### Exercise directions
Everything from the first line down to the line containing "1.5, 2, 2.5, 3];" is to be retyped exactly, both ends included, with pictures left out.

### Records for the task
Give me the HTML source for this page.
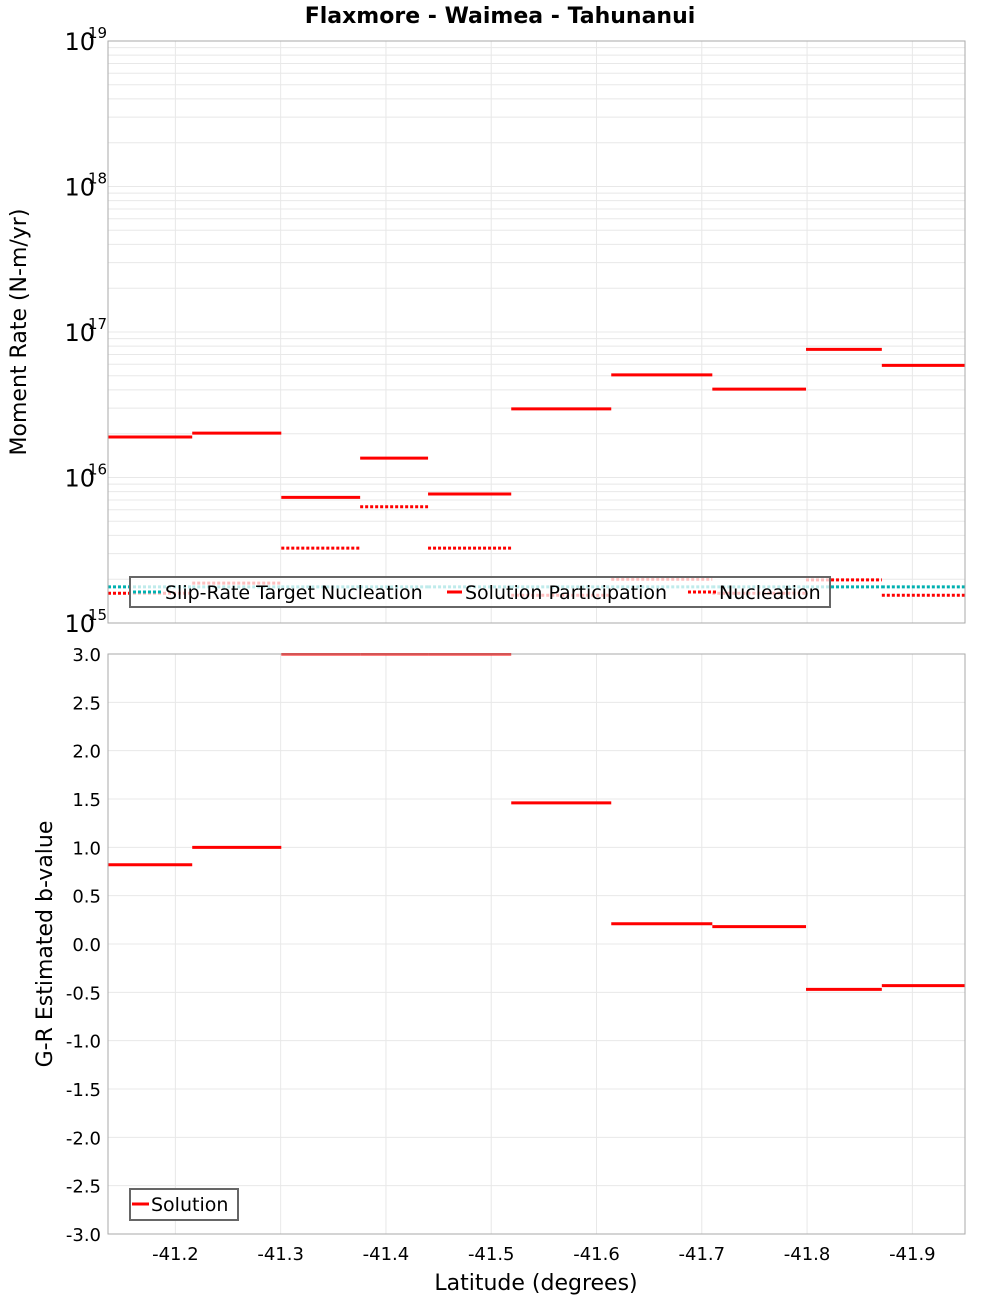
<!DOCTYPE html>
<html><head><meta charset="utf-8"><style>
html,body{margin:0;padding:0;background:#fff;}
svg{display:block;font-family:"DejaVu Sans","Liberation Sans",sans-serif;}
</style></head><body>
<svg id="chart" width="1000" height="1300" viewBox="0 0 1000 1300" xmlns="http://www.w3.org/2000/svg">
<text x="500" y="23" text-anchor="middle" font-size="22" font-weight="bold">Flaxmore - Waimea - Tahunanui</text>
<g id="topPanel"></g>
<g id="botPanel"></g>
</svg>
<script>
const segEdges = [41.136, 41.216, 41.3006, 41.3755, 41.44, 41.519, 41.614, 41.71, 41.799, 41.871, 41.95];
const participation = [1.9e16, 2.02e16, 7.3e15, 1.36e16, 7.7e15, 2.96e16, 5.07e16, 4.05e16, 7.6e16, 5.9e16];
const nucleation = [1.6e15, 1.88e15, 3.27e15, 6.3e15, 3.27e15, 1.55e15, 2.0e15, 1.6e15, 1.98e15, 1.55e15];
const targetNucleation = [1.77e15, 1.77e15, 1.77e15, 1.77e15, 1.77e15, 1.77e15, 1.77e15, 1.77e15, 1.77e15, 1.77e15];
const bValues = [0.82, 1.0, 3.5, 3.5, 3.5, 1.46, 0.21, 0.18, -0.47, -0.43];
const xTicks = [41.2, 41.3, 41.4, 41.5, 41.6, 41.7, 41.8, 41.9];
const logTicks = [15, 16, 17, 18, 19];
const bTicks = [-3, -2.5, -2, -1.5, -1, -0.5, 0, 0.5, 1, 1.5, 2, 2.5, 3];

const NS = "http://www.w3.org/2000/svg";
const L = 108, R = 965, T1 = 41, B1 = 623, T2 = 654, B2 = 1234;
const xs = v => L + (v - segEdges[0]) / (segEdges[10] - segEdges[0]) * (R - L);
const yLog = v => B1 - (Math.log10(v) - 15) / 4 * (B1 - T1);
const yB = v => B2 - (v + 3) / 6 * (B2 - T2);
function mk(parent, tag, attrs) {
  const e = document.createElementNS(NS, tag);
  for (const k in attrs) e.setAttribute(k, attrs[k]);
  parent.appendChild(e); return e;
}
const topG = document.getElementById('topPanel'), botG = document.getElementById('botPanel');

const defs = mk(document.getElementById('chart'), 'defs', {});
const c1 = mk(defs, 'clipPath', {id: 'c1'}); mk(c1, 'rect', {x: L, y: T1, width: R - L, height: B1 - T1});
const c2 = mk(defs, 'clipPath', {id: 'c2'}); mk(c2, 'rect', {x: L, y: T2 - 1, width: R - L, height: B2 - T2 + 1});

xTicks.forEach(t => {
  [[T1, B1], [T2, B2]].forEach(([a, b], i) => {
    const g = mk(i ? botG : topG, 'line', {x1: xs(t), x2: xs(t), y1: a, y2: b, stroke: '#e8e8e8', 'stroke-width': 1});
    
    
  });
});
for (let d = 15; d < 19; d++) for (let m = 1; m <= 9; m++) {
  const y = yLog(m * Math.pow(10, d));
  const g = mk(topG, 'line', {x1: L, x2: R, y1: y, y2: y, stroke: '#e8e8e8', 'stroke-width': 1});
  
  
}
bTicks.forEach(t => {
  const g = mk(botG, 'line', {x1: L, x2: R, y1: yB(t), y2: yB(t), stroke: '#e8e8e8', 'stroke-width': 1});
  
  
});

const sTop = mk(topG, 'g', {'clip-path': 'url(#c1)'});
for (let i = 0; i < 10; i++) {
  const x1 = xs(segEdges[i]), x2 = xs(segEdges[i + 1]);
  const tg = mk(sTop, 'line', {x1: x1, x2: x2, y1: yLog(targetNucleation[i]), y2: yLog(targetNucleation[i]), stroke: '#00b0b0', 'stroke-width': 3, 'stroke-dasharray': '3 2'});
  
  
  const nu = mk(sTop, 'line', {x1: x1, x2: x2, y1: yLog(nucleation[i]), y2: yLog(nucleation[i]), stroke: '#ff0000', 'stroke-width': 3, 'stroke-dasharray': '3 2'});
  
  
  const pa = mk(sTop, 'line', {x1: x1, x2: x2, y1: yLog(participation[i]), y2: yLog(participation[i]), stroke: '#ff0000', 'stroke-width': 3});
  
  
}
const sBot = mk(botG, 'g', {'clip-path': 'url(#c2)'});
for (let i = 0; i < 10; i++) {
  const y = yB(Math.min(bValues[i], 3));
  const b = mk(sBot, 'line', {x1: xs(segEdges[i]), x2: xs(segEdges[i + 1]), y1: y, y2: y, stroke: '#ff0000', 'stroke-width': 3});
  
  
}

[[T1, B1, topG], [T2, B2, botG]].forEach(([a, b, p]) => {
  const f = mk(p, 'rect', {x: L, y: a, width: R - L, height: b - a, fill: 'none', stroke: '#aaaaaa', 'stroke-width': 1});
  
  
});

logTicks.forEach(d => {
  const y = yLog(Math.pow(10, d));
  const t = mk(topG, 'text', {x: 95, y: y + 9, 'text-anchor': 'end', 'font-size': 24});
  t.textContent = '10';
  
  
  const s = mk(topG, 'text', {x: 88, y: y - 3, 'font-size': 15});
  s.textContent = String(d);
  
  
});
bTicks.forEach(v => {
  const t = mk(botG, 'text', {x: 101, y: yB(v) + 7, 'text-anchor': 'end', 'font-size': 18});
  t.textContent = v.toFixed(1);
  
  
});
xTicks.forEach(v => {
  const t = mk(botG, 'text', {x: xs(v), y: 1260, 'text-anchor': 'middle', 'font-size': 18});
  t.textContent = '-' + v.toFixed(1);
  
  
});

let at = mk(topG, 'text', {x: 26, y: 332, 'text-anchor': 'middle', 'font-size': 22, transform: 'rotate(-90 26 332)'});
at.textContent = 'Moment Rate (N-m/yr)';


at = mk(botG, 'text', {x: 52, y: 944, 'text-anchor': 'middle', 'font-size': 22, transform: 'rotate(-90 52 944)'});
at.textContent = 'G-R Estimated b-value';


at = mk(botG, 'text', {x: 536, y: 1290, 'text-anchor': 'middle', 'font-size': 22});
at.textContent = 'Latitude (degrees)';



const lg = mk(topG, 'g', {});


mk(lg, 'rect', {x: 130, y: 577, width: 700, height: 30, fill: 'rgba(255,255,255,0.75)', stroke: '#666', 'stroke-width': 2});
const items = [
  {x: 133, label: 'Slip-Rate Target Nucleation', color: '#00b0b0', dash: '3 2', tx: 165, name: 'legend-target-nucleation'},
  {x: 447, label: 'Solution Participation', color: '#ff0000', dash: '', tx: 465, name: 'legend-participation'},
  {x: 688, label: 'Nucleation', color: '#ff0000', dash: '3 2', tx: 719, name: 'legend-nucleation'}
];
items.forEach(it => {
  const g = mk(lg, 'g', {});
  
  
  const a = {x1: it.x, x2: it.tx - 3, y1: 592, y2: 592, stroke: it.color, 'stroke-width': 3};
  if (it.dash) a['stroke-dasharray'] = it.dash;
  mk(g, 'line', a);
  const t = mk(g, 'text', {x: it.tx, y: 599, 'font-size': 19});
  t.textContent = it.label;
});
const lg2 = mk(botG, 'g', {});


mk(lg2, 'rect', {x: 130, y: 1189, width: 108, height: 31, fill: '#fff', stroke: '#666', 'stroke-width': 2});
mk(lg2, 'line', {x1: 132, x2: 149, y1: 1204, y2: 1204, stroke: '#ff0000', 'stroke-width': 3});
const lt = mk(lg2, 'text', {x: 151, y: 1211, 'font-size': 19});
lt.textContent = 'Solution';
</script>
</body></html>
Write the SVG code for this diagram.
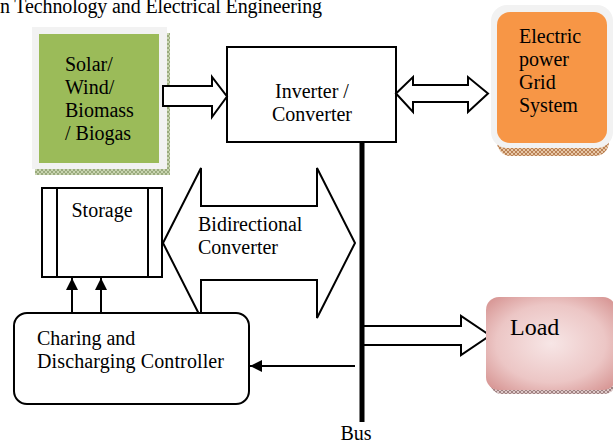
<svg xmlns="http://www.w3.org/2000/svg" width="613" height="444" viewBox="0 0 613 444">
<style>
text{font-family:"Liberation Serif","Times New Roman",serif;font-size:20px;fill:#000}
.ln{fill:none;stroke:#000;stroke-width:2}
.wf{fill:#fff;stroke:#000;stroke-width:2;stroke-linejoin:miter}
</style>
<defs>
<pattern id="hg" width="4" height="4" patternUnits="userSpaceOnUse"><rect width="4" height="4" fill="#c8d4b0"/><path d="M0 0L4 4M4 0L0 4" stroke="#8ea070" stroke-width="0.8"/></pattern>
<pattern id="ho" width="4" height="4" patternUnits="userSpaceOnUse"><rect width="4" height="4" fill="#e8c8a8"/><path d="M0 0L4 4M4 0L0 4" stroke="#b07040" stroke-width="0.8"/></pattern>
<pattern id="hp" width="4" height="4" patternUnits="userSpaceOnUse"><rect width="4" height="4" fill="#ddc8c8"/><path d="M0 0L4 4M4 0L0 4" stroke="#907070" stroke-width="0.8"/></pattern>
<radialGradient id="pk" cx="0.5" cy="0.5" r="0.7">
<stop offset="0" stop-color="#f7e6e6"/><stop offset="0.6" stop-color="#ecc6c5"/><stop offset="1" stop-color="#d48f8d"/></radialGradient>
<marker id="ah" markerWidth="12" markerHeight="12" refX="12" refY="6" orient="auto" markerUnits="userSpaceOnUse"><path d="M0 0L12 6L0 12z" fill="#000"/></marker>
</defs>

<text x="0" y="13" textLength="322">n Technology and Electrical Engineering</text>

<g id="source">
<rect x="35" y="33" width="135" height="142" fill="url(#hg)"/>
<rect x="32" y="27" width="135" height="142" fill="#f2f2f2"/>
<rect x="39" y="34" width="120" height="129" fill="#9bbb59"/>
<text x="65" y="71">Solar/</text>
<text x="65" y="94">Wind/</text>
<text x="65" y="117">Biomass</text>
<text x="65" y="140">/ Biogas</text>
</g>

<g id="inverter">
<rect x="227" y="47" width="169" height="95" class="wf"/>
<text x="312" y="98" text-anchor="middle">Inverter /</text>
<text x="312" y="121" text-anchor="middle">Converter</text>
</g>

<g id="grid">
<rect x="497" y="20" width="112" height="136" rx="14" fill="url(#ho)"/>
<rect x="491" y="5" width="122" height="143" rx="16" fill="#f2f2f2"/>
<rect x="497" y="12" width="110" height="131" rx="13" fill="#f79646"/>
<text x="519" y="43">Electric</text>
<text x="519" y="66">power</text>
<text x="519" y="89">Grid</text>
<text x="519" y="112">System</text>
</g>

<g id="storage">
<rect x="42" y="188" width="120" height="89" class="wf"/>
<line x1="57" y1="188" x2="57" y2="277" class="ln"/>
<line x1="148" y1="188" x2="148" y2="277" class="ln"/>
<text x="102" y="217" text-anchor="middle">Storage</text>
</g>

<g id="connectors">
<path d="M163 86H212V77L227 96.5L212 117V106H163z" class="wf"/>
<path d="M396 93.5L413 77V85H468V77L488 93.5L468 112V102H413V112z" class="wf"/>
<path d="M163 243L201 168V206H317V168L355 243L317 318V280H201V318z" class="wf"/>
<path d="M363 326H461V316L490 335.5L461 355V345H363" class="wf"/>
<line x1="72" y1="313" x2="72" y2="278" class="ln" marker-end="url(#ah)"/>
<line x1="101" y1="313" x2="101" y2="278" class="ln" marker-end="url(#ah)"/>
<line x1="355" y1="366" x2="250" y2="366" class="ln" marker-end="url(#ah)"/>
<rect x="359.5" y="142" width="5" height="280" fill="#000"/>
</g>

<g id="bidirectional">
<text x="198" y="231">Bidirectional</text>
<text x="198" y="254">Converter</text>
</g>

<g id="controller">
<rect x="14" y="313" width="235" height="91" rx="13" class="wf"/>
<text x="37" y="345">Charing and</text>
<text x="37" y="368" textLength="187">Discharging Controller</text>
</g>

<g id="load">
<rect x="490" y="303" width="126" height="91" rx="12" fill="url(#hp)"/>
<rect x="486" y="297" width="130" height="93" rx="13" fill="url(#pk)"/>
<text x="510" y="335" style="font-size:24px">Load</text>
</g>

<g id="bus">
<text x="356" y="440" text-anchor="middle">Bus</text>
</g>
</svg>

### Solved problem
Give me the HTML source for this page.
<!DOCTYPE html>
<html><head><meta charset="utf-8"><style>
html,body{margin:0;padding:0;background:#fff;}
svg{display:block;font-family:"DejaVu Sans","Liberation Sans",sans-serif;}
</style></head><body>
<svg id="chart" width="1000" height="1300" viewBox="0 0 1000 1300" xmlns="http://www.w3.org/2000/svg">
<text x="500" y="23" text-anchor="middle" font-size="22" font-weight="bold">Flaxmore - Waimea - Tahunanui</text>
<g id="topPanel"></g>
<g id="botPanel"></g>
</svg>
<script>
const segEdges = [41.136, 41.216, 41.3006, 41.3755, 41.44, 41.519, 41.614, 41.71, 41.799, 41.871, 41.95];
const participation = [1.9e16, 2.02e16, 7.3e15, 1.36e16, 7.7e15, 2.96e16, 5.07e16, 4.05e16, 7.6e16, 5.9e16];
const nucleation = [1.6e15, 1.88e15, 3.27e15, 6.3e15, 3.27e15, 1.55e15, 2.0e15, 1.6e15, 1.98e15, 1.55e15];
const targetNucleation = [1.77e15, 1.77e15, 1.77e15, 1.77e15, 1.77e15, 1.77e15, 1.77e15, 1.77e15, 1.77e15, 1.77e15];
const bValues = [0.82, 1.0, 3.5, 3.5, 3.5, 1.46, 0.21, 0.18, -0.47, -0.43];
const xTicks = [41.2, 41.3, 41.4, 41.5, 41.6, 41.7, 41.8, 41.9];
const logTicks = [15, 16, 17, 18, 19];
const bTicks = [-3, -2.5, -2, -1.5, -1, -0.5, 0, 0.5, 1, 1.5, 2, 2.5, 3];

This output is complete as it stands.